■ What to produce: Transcribe the listing that follows in full, omitting pictures.

■ Data excerpt:
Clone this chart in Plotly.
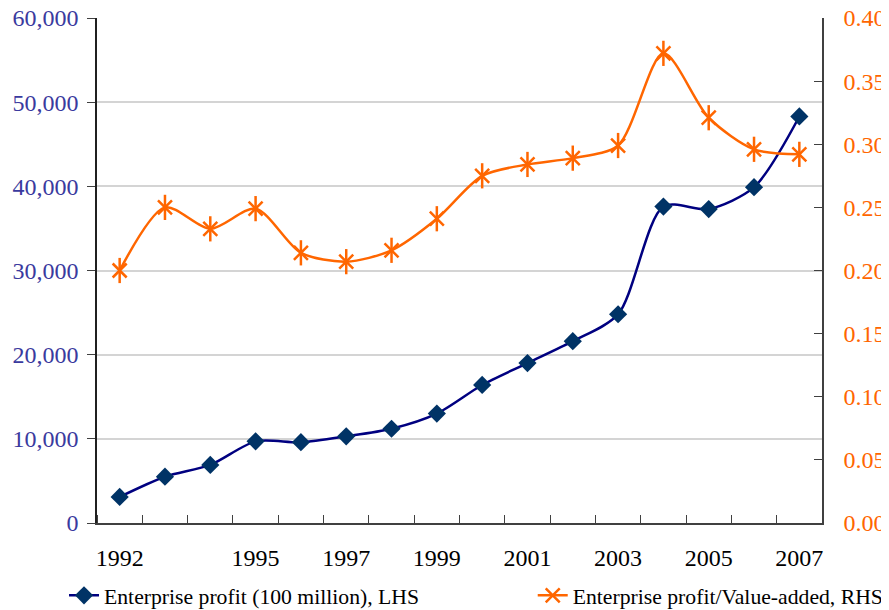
import plotly.graph_objects as go

years = list(range(1992, 2008))
profit = [3100, 5500, 6900, 9700, 9600, 10300, 11200, 13000, 16400, 19000, 21600, 24800, 37600, 37300, 39900, 48300]
ratio = [0.200, 0.250, 0.233, 0.249, 0.214, 0.207, 0.216, 0.241, 0.275, 0.284, 0.289, 0.299, 0.372, 0.321, 0.296, 0.292]
label_years = [1992, 1995, 1997, 1999, 2001, 2003, 2005, 2007]
left_ticks = [0, 10000, 20000, 30000, 40000, 50000, 60000]
right_ticks = [0.0, 0.05, 0.10, 0.15, 0.20, 0.25, 0.30, 0.35, 0.40]

serif = "Liberation Serif, Times New Roman, serif"
navy = "#000080"
orange = "#FF6600"

fig = go.Figure()
fig.add_trace(go.Scatter(
    x=years, y=profit, name="Enterprise profit (100 million), LHS",
    mode="lines+markers", line=dict(color=navy, width=2.5, shape="spline", smoothing=0.8),
    marker=dict(symbol="diamond", size=14, color="#003366"),
    legend="legend"))
fig.add_trace(go.Scatter(
    x=years, y=ratio, name="Enterprise profit/Value-added, RHS", yaxis="y2",
    mode="lines+markers", line=dict(color=orange, width=2.5, shape="spline", smoothing=0.8),
    marker=dict(symbol="x-thin-open", size=14, color=orange, line=dict(color=orange, width=2.5)),
    legend="legend2"))
# vertical stroke of the 6-armed asterisk markers
fig.add_trace(go.Scatter(
    x=years, y=ratio, yaxis="y2", mode="markers", showlegend=False, hoverinfo="skip",
    marker=dict(symbol="line-ns-open", size=18, color=orange, line=dict(color=orange, width=2.5))))

# the page body has an 8px margin, so the figure is offset to compensate
fig.update_layout(
    width=889, height=610,
    margin=dict(l=89, r=75, t=10, b=95, autoexpand=False),
    paper_bgcolor="white", plot_bgcolor="white",
    font=dict(family=serif, size=24, color="black"),
    showlegend=True,
    xaxis=dict(range=[1991.5, 2007.5], tickvals=label_years, ticktext=[str(y) for y in label_years],
               ticks="", showline=True, linecolor="#404040", linewidth=1.5, showgrid=False, zeroline=False,
               automargin=False, ticklabelstandoff=12, ticklabeloverflow="allow",
               tickfont=dict(family=serif, size=24, color="black"),
               minor=dict(ticks="inside", tick0=1991.5, dtick=1, ticklen=8, tickcolor="#404040", showgrid=False)),
    yaxis=dict(range=[0, 60000], tickvals=left_ticks, tickformat=",", showline=True, linecolor="#202020",
               linewidth=1.5, ticks="outside", ticklen=8, tickcolor="#404040", automargin=False,
               showgrid=True, gridcolor="#D4D4D4", gridwidth=1.5, zeroline=False, ticklabelstandoff=4,
               ticklabeloverflow="allow", tickfont=dict(family=serif, size=24, color="#3A3A9E")),
    yaxis2=dict(range=[0, 0.40], tickvals=right_ticks, tickformat=".2f", overlaying="y", side="right",
                showline=True, linecolor="#404040", linewidth=1.5, ticks="inside", ticklen=8, tickcolor="#404040",
                showgrid=False, zeroline=False, ticklabelstandoff=15, automargin=False,
                ticklabeloverflow="allow", tickfont=dict(family=serif, size=24, color=orange)),
    legend=dict(x=-0.0455, y=-0.144, xanchor="left", yanchor="middle", orientation="h",
                font=dict(family=serif, size=21.7, color="black"), bgcolor="rgba(0,0,0,0)"),
    legend2=dict(x=0.601, y=-0.144, xanchor="left", yanchor="middle", orientation="h",
                 font=dict(family=serif, size=21.7, color="black"), bgcolor="rgba(0,0,0,0)"),
)

fig.write_html("out.html")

■ The answer:
Clone this chart in Plotly.
import plotly.graph_objects as go

years = list(range(1992, 2008))
profit = [3100, 5500, 6900, 9700, 9600, 10300, 11200, 13000, 16400, 19000, 21600, 24800, 37600, 37300, 39900, 48300]
ratio = [0.200, 0.250, 0.233, 0.249, 0.214, 0.207, 0.216, 0.241, 0.275, 0.284, 0.289, 0.299, 0.372, 0.321, 0.296, 0.292]
label_years = [1992, 1995, 1997, 1999, 2001, 2003, 2005, 2007]
left_ticks = [0, 10000, 20000, 30000, 40000, 50000, 60000]
right_ticks = [0.0, 0.05, 0.10, 0.15, 0.20, 0.25, 0.30, 0.35, 0.40]

serif = "Liberation Serif, Times New Roman, serif"
navy = "#000080"
orange = "#FF6600"

fig = go.Figure()
fig.add_trace(go.Scatter(
    x=years, y=profit, name="Enterprise profit (100 million), LHS",
    mode="lines+markers", line=dict(color=navy, width=2.5, shape="spline", smoothing=0.8),
    marker=dict(symbol="diamond", size=14, color="#003366"),
    legend="legend"))
fig.add_trace(go.Scatter(
    x=years, y=ratio, name="Enterprise profit/Value-added, RHS", yaxis="y2",
    mode="lines+markers", line=dict(color=orange, width=2.5, shape="spline", smoothing=0.8),
    marker=dict(symbol="x-thin-open", size=14, color=orange, line=dict(color=orange, width=2.5)),
    legend="legend2"))
# vertical stroke of the 6-armed asterisk markers
fig.add_trace(go.Scatter(
    x=years, y=ratio, yaxis="y2", mode="markers", showlegend=False, hoverinfo="skip",
    marker=dict(symbol="line-ns-open", size=18, color=orange, line=dict(color=orange, width=2.5))))

# the page body has an 8px margin, so the figure is offset to compensate
fig.update_layout(
    width=889, height=610,
    margin=dict(l=89, r=75, t=10, b=95, autoexpand=False),
    paper_bgcolor="white", plot_bgcolor="white",
    font=dict(family=serif, size=24, color="black"),
    showlegend=True,
    xaxis=dict(range=[1991.5, 2007.5], tickvals=label_years, ticktext=[str(y) for y in label_years],
               ticks="", showline=True, linecolor="#404040", linewidth=1.5, showgrid=False, zeroline=False,
               automargin=False, ticklabelstandoff=12, ticklabeloverflow="allow",
               tickfont=dict(family=serif, size=24, color="black"),
               minor=dict(ticks="inside", tick0=1991.5, dtick=1, ticklen=8, tickcolor="#404040", showgrid=False)),
    yaxis=dict(range=[0, 60000], tickvals=left_ticks, tickformat=",", showline=True, linecolor="#202020",
               linewidth=1.5, ticks="outside", ticklen=8, tickcolor="#404040", automargin=False,
               showgrid=True, gridcolor="#D4D4D4", gridwidth=1.5, zeroline=False, ticklabelstandoff=4,
               ticklabeloverflow="allow", tickfont=dict(family=serif, size=24, color="#3A3A9E")),
    yaxis2=dict(range=[0, 0.40], tickvals=right_ticks, tickformat=".2f", overlaying="y", side="right",
                showline=True, linecolor="#404040", linewidth=1.5, ticks="inside", ticklen=8, tickcolor="#404040",
                showgrid=False, zeroline=False, ticklabelstandoff=15, automargin=False,
                ticklabeloverflow="allow", tickfont=dict(family=serif, size=24, color=orange)),
    legend=dict(x=-0.0455, y=-0.144, xanchor="left", yanchor="middle", orientation="h",
                font=dict(family=serif, size=21.7, color="black"), bgcolor="rgba(0,0,0,0)"),
    legend2=dict(x=0.601, y=-0.144, xanchor="left", yanchor="middle", orientation="h",
                 font=dict(family=serif, size=21.7, color="black"), bgcolor="rgba(0,0,0,0)"),
)

fig.write_html("out.html")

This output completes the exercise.